__RECORDED INFORMATION__.

"""

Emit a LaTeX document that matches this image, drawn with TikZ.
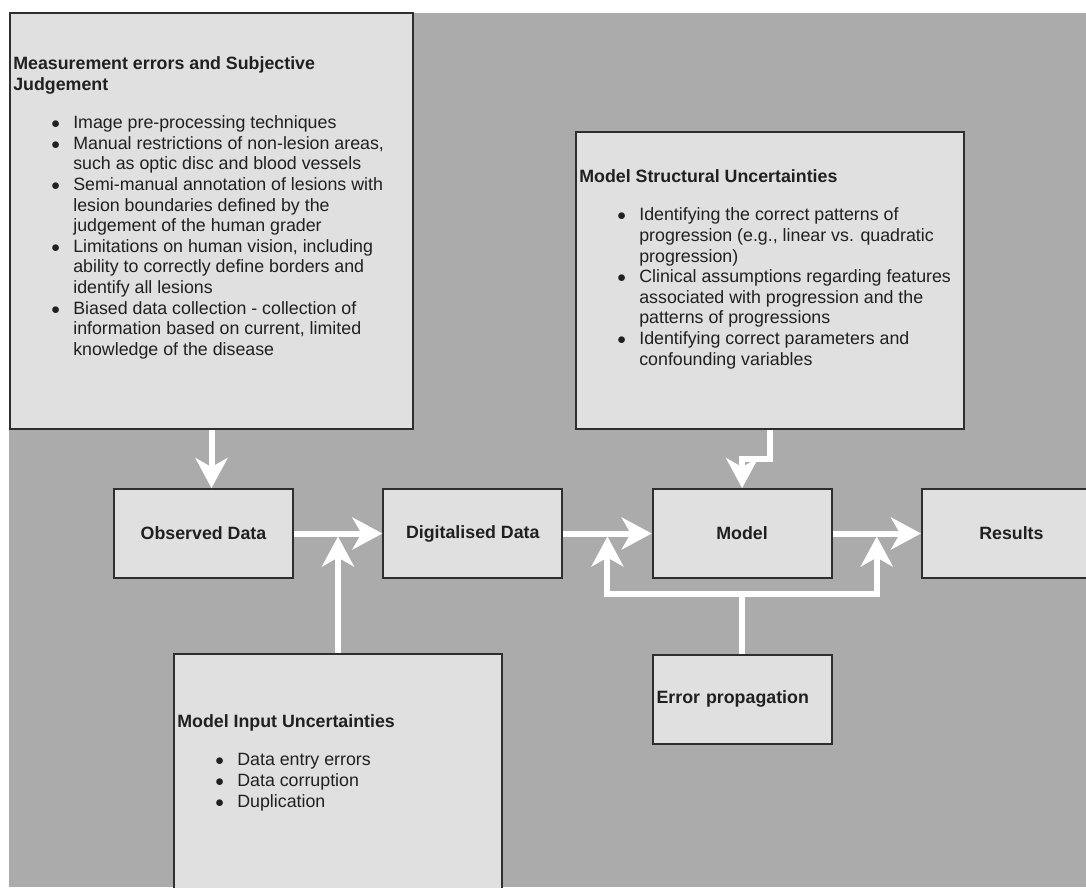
\documentclass[tikz,border=0pt]{standalone}
\usepackage{fontspec}
\setmainfont{Liberation Sans}
\usetikzlibrary{positioning,calc,arrows.meta}
\definecolor{bggray}{HTML}{ABABAB}
\definecolor{boxfill}{HTML}{E0E0E0}
\definecolor{boxline}{HTML}{2E2E2E}
\definecolor{inktext}{HTML}{202020}
\newcommand{\dotmark}{$\bullet$}

\begin{document}
\begin{tikzpicture}[x=1pt, y=1pt, node distance=88.5pt,
      box/.style={rectangle, draw=boxline, fill=boxfill, line width=1.8pt,
                  minimum width=179pt, minimum height=89pt, align=center,
                  text=inktext, font=\fontsize{17.8}{20.6}\selectfont\bfseries},
      panel/.style={rectangle, draw=boxline, fill=boxfill, line width=1.8pt,
                  inner sep=0pt},
      notes/.style={inner sep=0pt, anchor=base west, text=inktext,
                  font=\fontsize{17.8}{20.6}\selectfont},
      flow/.style={draw=white, line width=6pt,
                  -{Stealth[length=30pt, width=32pt, inset=9pt]}}]
    \useasboundingbox (0,0) rectangle (1086,887);
    \clip (0,0) rectangle (1086,887);
    \fill[white] (0,0) rectangle (1086,887);
    \fill[bggray] (9,0) rectangle (1086,874);

    \node[panel, minimum width=403pt, minimum height=416pt] (measbox) at (211.5,666) {};
    \node[panel, minimum width=388pt, minimum height=297pt] (structbox) at (770,606.5) {};
    \node[panel, minimum width=328pt, minimum height=240pt, anchor=north] (inputbox) at (338,234) {};

    \node[box] (obs) at (203.5,353.5) {Observed Data};
    \node[box, right=of obs] (dig) {Digitalised Data};
    \node[box, right=of dig] (model) {Model};
    \node[box, right=of model] (res) {Results};
    \node[box, below=75pt of model, align=left, text width=171pt, inner sep=4pt] (errbox) {Error propagation};

    \node[notes] (meastext) at ($(measbox.north west)+(4,-57.5)$) {%
      \begin{tabular}[t]{@{\hspace{38pt}}p{22pt}@{}l@{}}
        \multicolumn{2}{@{}l@{}}{\bfseries Measurement errors and Subjective}\\
        \multicolumn{2}{@{}l@{}}{\bfseries Judgement}\\[18pt]
        \dotmark & Image pre-processing techniques\\
        \dotmark & Manual restrictions of non-lesion areas,\\
                 & such as optic disc and blood vessels\\
        \dotmark & Semi-manual annotation of lesions with\\
                 & lesion boundaries defined by the\\
                 & judgement of the human grader\\
        \dotmark & Limitations on human vision, including\\
                 & ability to correctly define borders and\\
                 & identify all lesions\\
        \dotmark & Biased data collection - collection of\\
                 & information based on current, limited\\
                 & knowledge of the disease
      \end{tabular}};
    \node[notes] (structtext) at ($(structbox.north west)+(4,-51.3)$) {%
      \begin{tabular}[t]{@{\hspace{38pt}}p{22pt}@{}l@{}}
        \multicolumn{2}{@{}l@{}}{\bfseries Model Structural Uncertainties}\\[18pt]
        \dotmark & Identifying the correct patterns of\\
                 & progression (e.g., linear vs. quadratic\\
                 & progression)\\
        \dotmark & Clinical assumptions regarding features\\
                 & associated with progression and the\\
                 & patterns of progressions\\
        \dotmark & Identifying correct parameters and\\
                 & confounding variables
      \end{tabular}};
    \node[notes] (inputtext) at ($(inputbox.north west)+(4,-74.3)$) {%
      \begin{tabular}[t]{@{\hspace{38pt}}p{22pt}@{}l@{}}
        \multicolumn{2}{@{}l@{}}{\bfseries Model Input Uncertainties}\\[18pt]
        \dotmark & Data entry errors\\
        \dotmark & Data corruption\\
        \dotmark & Duplication
      \end{tabular}};

    \draw[flow] (measbox.south) -- (measbox.south |- obs.north);
    \draw[flow] (obs.east) -- (dig.west);
    \draw[flow, shorten >=3pt] (inputbox.north) -- (inputbox.north |- obs.east);
    \draw[flow] (dig.east) -- (model.west);
    \draw[flow] (structbox.south) -- ++(0,-29) -| (model.north);
    \draw[flow] (model.east) -- (res.west);
    \coordinate (split) at ($(errbox.north)+(0,60)$);
    \coordinate (lefthook) at ($(dig.east)!0.5!(model.west)$);
    \coordinate (righthook) at ($(model.east)!0.5!(res.west)$);
    \draw[flow, shorten >=3pt] (errbox.north) -- (split) -| (lefthook);
    \draw[flow, shorten >=3pt] (split) -| (righthook);
  \end{tikzpicture}
\end{document}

"""

__AIM OF THE EXERCISE__. Starting at the top of the listing above, reproduce each line up to and including the one with "minimum width=328pt, minimum"; omit the pictures.

__RESULT OF THIS EXERCISE__.
Emit a LaTeX document that matches this image, drawn with TikZ.
\documentclass[tikz,border=0pt]{standalone}
\usepackage{fontspec}
\setmainfont{Liberation Sans}
\usetikzlibrary{positioning,calc,arrows.meta}
\definecolor{bggray}{HTML}{ABABAB}
\definecolor{boxfill}{HTML}{E0E0E0}
\definecolor{boxline}{HTML}{2E2E2E}
\definecolor{inktext}{HTML}{202020}
\newcommand{\dotmark}{$\bullet$}

\begin{document}
\begin{tikzpicture}[x=1pt, y=1pt, node distance=88.5pt,
      box/.style={rectangle, draw=boxline, fill=boxfill, line width=1.8pt,
                  minimum width=179pt, minimum height=89pt, align=center,
                  text=inktext, font=\fontsize{17.8}{20.6}\selectfont\bfseries},
      panel/.style={rectangle, draw=boxline, fill=boxfill, line width=1.8pt,
                  inner sep=0pt},
      notes/.style={inner sep=0pt, anchor=base west, text=inktext,
                  font=\fontsize{17.8}{20.6}\selectfont},
      flow/.style={draw=white, line width=6pt,
                  -{Stealth[length=30pt, width=32pt, inset=9pt]}}]
    \useasboundingbox (0,0) rectangle (1086,887);
    \clip (0,0) rectangle (1086,887);
    \fill[white] (0,0) rectangle (1086,887);
    \fill[bggray] (9,0) rectangle (1086,874);

    \node[panel, minimum width=403pt, minimum height=416pt] (measbox) at (211.5,666) {};
    \node[panel, minimum width=388pt, minimum height=297pt] (structbox) at (770,606.5) {};
    \node[panel, minimum width=328pt, minimum height=240pt, anchor=north] (inputbox) at (338,234) {};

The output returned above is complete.